Demonstrating the Value of Resampling in Imbalanced Classification
This example highlights the effectiveness of resampling techniques, such as SMOTE, in addressing class imbalance issues in classification tasks. By implementing the following strategies, the setup ensures a measurable improvement in model performance:
-
Severe Imbalance and Dataset Size:
- Utilizing a larger dataset with a severe imbalance ratio (e.g., 99:1) makes the impact of resampling more apparent. This imbalance necessitates resampling for the model to predict the minority class accurately.
-
Choice of Classifier:
- Switching from robust classifiers like Random Forests to more sensitive ones like Logistic Regression or Support Vector Machine (SVM) highlights the benefits of resampling. These simpler models struggle with imbalance, providing a clear contrast between resampling and non-resampling scenarios.
-
Feature Overlap:
- Ensuring overlap in the feature space between minority and majority classes enhances the effectiveness of synthetic resampling techniques, such as SMOTE.
-
Focus on Minority Class Metrics:
- Emphasizing evaluation metrics like recall and F1-score for the minority class explicitly measures the model’s ability to capture minority class instances, demonstrating the value of resampling in improving these metrics.
Results:
Without Resampling:
Class | Precision | Recall | F1-Score | Support |
---|---|---|---|---|
0 | 0.99 | 1.00 | 1.00 | 990 |
1 | 0.67 | 0.20 | 0.31 | 10 |
Accuracy | 0.99 | 1000 | ||
Macro Avg | 0.83 | 0.60 | 0.65 | 1000 |
Weighted Avg | 0.99 | 0.99 | 0.99 | 1000 |
- The minority class recall will likely be very low (close to 0), as the classifier may predict the majority class almost exclusively.
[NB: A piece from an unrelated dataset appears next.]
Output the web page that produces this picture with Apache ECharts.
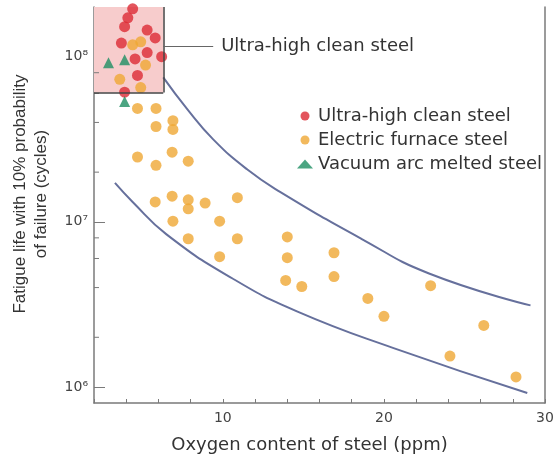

- Overall accuracy will be high because the majority class dominates.
With SMOTE Resampling:
Class | Precision | Recall | F1-Score | Support |
---|---|---|---|---|
0 | 1.00 | 0.82 | 0.90 | 990 |
1 | 0.04 | 0.70 | 0.07 | 10 |
Accuracy | 0.82 | 1000 | ||
Macro Avg | 0.52 | 0.76 | 0.49 | 1000 |
Weighted Avg | 0.99 | 0.82 | 0.89 | 1000 |
- Minority class recall and F1-score should improve significantly, as SMOTE provides synthetic samples to balance the training set.
- Accuracy might decrease slightly due to more emphasis on minority class performance.